[WHAT IS NEEDED]
Count how many lines below include the string "this", and give that number without anything else.

* begin DATA LINES *

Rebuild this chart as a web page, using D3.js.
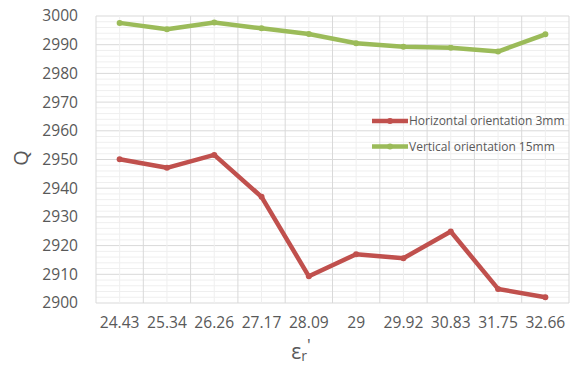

* end DATA LINES *
* begin DATA LINES *

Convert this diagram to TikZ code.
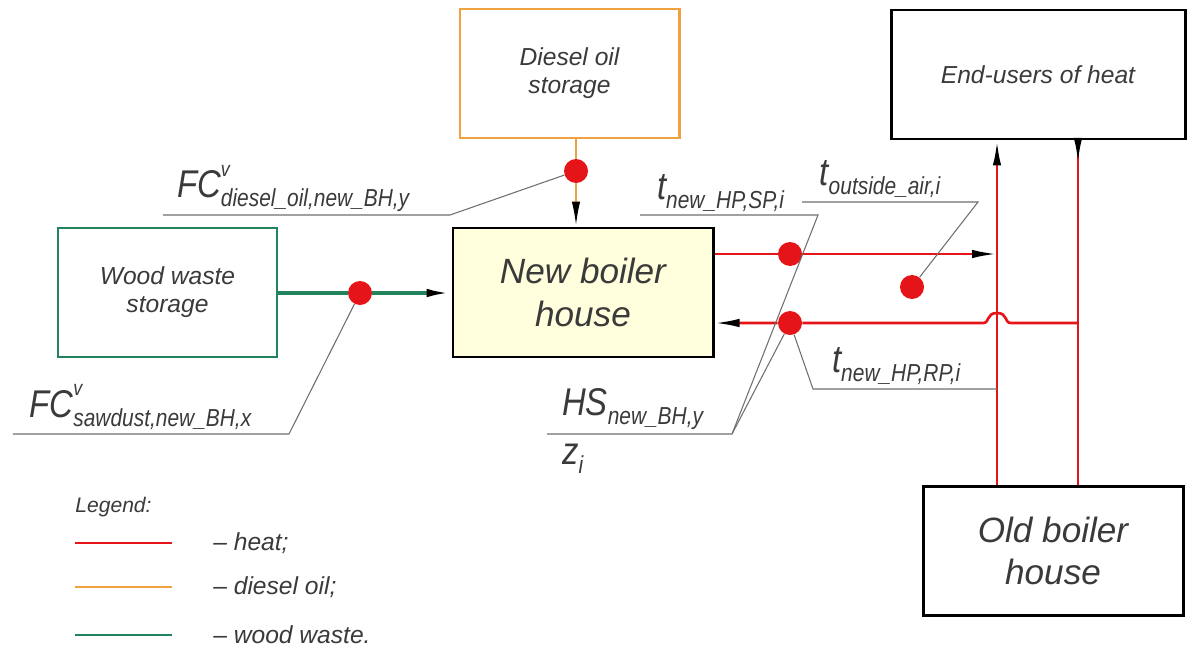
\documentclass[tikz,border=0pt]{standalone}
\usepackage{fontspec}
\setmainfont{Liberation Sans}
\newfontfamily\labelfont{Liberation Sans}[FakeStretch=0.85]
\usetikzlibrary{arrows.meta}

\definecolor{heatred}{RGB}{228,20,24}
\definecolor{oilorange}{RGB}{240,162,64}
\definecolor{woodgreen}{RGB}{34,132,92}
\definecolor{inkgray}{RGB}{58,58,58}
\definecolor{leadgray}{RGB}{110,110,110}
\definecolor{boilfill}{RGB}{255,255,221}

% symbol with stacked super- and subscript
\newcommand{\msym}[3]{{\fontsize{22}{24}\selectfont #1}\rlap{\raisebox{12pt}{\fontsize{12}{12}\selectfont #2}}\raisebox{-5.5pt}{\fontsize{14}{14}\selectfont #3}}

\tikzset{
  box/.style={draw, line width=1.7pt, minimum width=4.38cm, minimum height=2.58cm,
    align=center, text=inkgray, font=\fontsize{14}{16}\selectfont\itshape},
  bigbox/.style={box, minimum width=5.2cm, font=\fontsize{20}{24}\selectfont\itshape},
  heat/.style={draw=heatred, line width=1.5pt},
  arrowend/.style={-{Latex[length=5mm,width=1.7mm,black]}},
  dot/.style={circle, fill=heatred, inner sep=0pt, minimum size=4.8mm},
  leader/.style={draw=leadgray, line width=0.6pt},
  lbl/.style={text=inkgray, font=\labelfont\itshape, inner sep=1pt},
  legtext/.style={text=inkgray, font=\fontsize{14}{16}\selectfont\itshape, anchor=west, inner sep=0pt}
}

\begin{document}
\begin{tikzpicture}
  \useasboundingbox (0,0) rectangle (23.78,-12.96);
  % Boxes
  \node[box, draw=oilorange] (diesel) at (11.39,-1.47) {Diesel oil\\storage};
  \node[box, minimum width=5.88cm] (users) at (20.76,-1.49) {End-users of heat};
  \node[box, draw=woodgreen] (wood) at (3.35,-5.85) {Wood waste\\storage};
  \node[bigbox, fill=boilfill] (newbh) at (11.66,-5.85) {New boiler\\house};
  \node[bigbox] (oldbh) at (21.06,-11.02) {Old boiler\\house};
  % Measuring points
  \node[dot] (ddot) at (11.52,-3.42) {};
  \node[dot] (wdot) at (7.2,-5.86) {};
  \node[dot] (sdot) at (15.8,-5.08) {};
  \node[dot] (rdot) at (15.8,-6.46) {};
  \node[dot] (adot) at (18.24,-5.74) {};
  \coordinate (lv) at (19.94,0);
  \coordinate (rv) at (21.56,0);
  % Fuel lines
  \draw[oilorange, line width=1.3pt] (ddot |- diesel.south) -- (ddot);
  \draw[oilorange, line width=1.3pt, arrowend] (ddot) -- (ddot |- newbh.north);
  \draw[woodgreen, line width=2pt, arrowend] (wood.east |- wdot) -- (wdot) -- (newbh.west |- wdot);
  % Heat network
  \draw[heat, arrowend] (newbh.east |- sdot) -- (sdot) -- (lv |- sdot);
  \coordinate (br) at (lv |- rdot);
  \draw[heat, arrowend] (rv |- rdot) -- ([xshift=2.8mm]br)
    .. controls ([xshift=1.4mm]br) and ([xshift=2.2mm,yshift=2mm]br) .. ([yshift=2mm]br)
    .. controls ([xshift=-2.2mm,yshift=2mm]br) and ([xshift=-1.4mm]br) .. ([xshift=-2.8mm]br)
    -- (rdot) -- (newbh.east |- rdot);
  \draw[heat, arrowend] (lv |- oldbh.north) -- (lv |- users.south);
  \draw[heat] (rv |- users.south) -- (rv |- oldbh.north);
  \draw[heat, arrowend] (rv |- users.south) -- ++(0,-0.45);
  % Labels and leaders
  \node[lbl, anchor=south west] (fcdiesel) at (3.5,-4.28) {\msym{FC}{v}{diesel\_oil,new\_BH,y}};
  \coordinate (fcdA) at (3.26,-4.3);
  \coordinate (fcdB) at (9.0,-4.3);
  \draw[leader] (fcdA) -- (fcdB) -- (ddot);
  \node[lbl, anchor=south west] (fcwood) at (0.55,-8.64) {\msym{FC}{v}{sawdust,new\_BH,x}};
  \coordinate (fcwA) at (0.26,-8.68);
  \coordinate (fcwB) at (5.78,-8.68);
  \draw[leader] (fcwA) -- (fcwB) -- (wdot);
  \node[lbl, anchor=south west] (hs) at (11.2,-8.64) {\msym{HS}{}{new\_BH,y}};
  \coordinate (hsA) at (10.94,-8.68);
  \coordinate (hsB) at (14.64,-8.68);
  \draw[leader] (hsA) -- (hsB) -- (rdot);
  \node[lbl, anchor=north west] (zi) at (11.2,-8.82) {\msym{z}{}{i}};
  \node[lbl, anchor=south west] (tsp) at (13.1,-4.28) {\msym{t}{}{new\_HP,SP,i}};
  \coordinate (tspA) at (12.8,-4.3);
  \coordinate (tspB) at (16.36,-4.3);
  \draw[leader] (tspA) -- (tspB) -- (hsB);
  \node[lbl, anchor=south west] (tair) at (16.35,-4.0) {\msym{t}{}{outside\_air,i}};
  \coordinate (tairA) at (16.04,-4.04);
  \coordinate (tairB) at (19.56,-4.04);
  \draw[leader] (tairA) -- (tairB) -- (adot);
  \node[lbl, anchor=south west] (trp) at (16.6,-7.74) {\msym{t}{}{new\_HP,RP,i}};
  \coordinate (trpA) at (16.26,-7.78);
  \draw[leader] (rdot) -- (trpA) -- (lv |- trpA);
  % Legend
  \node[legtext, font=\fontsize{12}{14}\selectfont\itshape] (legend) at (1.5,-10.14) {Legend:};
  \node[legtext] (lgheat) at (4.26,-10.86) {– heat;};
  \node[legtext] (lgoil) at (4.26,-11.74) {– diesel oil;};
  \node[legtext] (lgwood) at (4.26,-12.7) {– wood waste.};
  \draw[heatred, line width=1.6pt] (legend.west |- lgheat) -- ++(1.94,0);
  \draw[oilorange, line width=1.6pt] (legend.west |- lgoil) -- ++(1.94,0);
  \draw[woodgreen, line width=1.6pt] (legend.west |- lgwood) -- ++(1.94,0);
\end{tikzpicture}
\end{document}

* end DATA LINES *

[WRITTEN ANSWER]
2